→ **TASK PROMPT**:
Under this line sits a listing. Repeat exactly and only its lines from the one holding "Output the LaTeX" through the one holding "minimum width=1.275cm] (conv3)"; skip pictures.

+--

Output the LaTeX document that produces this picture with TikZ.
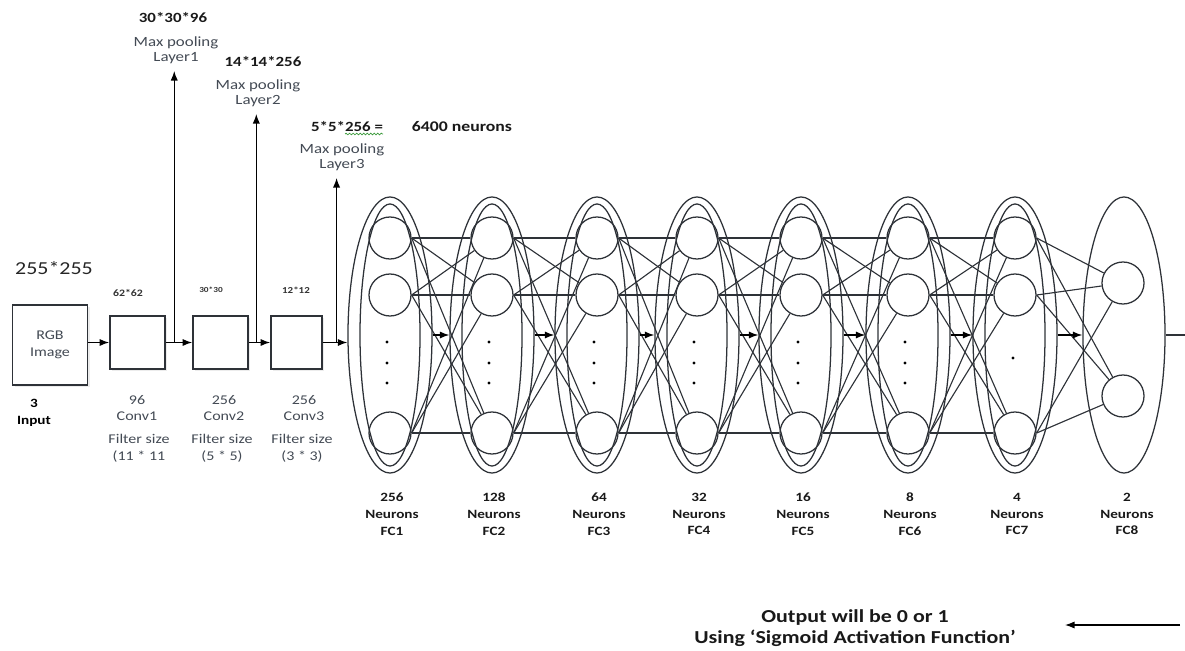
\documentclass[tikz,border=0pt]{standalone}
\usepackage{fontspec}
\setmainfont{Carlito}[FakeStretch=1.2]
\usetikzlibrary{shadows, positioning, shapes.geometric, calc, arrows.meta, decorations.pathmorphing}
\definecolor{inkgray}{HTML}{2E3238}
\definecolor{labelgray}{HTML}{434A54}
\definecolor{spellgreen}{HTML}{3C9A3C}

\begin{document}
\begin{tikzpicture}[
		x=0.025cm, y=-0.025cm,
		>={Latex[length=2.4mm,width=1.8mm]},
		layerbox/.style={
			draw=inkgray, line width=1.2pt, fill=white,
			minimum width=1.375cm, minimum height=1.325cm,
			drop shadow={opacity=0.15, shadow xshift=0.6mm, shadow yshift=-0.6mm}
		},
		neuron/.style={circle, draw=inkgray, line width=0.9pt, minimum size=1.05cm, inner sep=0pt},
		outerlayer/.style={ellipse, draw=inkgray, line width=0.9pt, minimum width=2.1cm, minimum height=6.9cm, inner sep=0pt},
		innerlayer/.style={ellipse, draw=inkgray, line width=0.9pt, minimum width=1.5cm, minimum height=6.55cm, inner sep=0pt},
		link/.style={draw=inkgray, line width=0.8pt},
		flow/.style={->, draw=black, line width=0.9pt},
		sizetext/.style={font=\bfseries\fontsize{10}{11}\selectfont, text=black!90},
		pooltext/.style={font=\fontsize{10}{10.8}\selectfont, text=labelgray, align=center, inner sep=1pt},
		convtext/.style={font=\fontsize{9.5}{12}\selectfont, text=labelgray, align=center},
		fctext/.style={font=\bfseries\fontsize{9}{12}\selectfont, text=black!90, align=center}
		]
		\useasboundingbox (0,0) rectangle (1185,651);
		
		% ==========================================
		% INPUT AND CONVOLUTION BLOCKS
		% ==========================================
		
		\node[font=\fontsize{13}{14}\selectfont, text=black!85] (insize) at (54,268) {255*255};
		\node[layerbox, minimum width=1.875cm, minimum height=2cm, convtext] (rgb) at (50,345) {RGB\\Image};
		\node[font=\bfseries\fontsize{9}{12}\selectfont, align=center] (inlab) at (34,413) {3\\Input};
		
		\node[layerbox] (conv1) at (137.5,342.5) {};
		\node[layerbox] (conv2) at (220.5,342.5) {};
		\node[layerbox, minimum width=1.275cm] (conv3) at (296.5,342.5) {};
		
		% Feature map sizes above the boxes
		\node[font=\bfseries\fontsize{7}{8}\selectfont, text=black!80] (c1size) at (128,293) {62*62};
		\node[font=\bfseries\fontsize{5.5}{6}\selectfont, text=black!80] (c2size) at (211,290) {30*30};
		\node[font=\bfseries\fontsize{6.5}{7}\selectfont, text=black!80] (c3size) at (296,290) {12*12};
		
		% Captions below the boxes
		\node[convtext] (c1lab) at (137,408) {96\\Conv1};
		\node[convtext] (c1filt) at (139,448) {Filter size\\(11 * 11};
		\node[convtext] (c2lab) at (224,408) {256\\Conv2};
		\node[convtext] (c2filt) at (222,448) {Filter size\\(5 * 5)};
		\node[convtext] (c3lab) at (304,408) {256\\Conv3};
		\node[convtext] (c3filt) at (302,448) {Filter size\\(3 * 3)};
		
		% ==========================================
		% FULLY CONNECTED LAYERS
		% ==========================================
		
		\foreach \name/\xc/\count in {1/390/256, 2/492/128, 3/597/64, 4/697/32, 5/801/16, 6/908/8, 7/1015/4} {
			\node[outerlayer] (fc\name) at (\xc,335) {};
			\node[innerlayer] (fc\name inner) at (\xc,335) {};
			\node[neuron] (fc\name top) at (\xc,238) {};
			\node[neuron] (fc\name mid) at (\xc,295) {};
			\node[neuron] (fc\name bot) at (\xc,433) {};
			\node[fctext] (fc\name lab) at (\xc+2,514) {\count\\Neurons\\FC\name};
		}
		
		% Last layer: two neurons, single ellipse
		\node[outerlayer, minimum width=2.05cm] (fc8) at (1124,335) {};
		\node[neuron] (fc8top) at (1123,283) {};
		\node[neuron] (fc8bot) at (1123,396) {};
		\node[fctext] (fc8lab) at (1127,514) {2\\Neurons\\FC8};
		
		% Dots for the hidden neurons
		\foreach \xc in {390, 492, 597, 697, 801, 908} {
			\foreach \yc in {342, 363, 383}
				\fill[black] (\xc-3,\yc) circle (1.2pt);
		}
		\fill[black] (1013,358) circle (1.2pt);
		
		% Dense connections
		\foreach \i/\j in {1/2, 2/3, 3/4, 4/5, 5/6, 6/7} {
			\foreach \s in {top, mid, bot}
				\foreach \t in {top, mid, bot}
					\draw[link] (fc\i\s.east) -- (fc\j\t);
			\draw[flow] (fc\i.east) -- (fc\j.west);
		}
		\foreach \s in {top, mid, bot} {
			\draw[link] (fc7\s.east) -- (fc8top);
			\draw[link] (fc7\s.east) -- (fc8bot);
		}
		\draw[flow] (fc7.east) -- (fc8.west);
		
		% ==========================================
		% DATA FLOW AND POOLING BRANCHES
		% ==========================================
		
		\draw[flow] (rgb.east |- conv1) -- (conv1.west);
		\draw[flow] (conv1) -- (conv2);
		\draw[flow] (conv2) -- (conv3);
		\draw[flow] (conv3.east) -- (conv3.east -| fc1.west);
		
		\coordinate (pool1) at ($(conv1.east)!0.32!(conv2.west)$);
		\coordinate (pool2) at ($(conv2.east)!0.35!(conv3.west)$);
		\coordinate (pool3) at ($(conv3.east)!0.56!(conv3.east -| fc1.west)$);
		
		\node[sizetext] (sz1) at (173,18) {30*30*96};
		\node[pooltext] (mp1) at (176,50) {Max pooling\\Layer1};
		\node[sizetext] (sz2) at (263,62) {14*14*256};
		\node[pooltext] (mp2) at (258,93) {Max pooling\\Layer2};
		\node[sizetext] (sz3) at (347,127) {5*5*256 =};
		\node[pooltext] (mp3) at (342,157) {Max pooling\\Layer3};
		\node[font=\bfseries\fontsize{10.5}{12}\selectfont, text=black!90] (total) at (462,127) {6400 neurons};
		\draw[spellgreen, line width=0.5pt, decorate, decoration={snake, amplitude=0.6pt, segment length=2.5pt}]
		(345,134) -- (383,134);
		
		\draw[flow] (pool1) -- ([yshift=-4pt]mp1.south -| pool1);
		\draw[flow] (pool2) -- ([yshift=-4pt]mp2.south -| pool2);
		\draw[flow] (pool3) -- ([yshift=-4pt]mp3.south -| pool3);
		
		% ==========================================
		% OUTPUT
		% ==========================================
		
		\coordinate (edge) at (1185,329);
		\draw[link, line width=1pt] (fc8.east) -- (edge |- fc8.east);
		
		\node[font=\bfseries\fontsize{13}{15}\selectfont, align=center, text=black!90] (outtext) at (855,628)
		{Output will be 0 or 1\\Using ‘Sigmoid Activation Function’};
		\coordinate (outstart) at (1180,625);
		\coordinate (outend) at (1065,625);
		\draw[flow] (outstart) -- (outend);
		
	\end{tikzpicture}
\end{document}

+--

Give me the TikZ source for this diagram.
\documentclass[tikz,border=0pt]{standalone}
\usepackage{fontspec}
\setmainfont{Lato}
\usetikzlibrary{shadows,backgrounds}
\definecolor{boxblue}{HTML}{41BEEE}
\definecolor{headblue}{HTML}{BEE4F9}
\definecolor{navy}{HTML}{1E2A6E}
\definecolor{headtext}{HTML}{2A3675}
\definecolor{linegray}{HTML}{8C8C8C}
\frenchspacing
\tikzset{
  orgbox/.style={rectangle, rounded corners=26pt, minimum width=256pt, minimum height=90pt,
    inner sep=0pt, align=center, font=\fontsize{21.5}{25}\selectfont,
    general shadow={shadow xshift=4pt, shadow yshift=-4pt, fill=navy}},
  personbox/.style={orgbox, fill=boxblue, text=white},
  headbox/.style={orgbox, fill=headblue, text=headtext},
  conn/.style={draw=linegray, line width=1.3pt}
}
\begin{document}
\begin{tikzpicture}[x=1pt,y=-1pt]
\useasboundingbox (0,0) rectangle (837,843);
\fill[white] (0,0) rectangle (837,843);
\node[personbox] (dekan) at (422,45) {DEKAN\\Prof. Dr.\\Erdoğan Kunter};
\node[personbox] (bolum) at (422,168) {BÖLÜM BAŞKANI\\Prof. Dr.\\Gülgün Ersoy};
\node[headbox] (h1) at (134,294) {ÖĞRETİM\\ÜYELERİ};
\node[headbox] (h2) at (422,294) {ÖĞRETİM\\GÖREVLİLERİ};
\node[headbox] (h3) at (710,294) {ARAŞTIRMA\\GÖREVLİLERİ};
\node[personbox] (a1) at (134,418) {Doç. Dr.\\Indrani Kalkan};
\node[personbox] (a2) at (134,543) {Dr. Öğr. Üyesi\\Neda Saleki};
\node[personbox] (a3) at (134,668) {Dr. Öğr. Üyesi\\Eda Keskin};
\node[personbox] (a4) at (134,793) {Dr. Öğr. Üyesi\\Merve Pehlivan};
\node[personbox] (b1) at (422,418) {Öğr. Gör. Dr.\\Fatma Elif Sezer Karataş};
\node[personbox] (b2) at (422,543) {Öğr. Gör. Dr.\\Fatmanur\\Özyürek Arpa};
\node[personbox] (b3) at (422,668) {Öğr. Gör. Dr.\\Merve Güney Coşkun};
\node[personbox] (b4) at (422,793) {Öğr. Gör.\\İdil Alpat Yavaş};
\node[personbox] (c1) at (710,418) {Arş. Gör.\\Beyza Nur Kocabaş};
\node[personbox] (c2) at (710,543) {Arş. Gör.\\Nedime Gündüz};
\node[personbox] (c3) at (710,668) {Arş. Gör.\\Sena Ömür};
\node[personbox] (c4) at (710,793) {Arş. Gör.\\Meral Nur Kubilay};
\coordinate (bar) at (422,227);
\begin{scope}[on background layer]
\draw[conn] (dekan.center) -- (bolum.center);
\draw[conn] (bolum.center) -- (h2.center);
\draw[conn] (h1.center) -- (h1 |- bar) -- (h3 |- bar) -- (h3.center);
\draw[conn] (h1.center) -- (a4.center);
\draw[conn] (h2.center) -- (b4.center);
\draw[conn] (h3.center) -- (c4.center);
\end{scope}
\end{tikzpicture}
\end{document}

+--

→ **SOLVED PROBLEM**:
Output the LaTeX document that produces this picture with TikZ.
\documentclass[tikz,border=0pt]{standalone}
\usepackage{fontspec}
\setmainfont{Carlito}[FakeStretch=1.2]
\usetikzlibrary{shadows, positioning, shapes.geometric, calc, arrows.meta, decorations.pathmorphing}
\definecolor{inkgray}{HTML}{2E3238}
\definecolor{labelgray}{HTML}{434A54}
\definecolor{spellgreen}{HTML}{3C9A3C}

\begin{document}
\begin{tikzpicture}[
		x=0.025cm, y=-0.025cm,
		>={Latex[length=2.4mm,width=1.8mm]},
		layerbox/.style={
			draw=inkgray, line width=1.2pt, fill=white,
			minimum width=1.375cm, minimum height=1.325cm,
			drop shadow={opacity=0.15, shadow xshift=0.6mm, shadow yshift=-0.6mm}
		},
		neuron/.style={circle, draw=inkgray, line width=0.9pt, minimum size=1.05cm, inner sep=0pt},
		outerlayer/.style={ellipse, draw=inkgray, line width=0.9pt, minimum width=2.1cm, minimum height=6.9cm, inner sep=0pt},
		innerlayer/.style={ellipse, draw=inkgray, line width=0.9pt, minimum width=1.5cm, minimum height=6.55cm, inner sep=0pt},
		link/.style={draw=inkgray, line width=0.8pt},
		flow/.style={->, draw=black, line width=0.9pt},
		sizetext/.style={font=\bfseries\fontsize{10}{11}\selectfont, text=black!90},
		pooltext/.style={font=\fontsize{10}{10.8}\selectfont, text=labelgray, align=center, inner sep=1pt},
		convtext/.style={font=\fontsize{9.5}{12}\selectfont, text=labelgray, align=center},
		fctext/.style={font=\bfseries\fontsize{9}{12}\selectfont, text=black!90, align=center}
		]
		\useasboundingbox (0,0) rectangle (1185,651);
		
		% ==========================================
		% INPUT AND CONVOLUTION BLOCKS
		% ==========================================
		
		\node[font=\fontsize{13}{14}\selectfont, text=black!85] (insize) at (54,268) {255*255};
		\node[layerbox, minimum width=1.875cm, minimum height=2cm, convtext] (rgb) at (50,345) {RGB\\Image};
		\node[font=\bfseries\fontsize{9}{12}\selectfont, align=center] (inlab) at (34,413) {3\\Input};
		
		\node[layerbox] (conv1) at (137.5,342.5) {};
		\node[layerbox] (conv2) at (220.5,342.5) {};
		\node[layerbox, minimum width=1.275cm] (conv3) at (296.5,342.5) {};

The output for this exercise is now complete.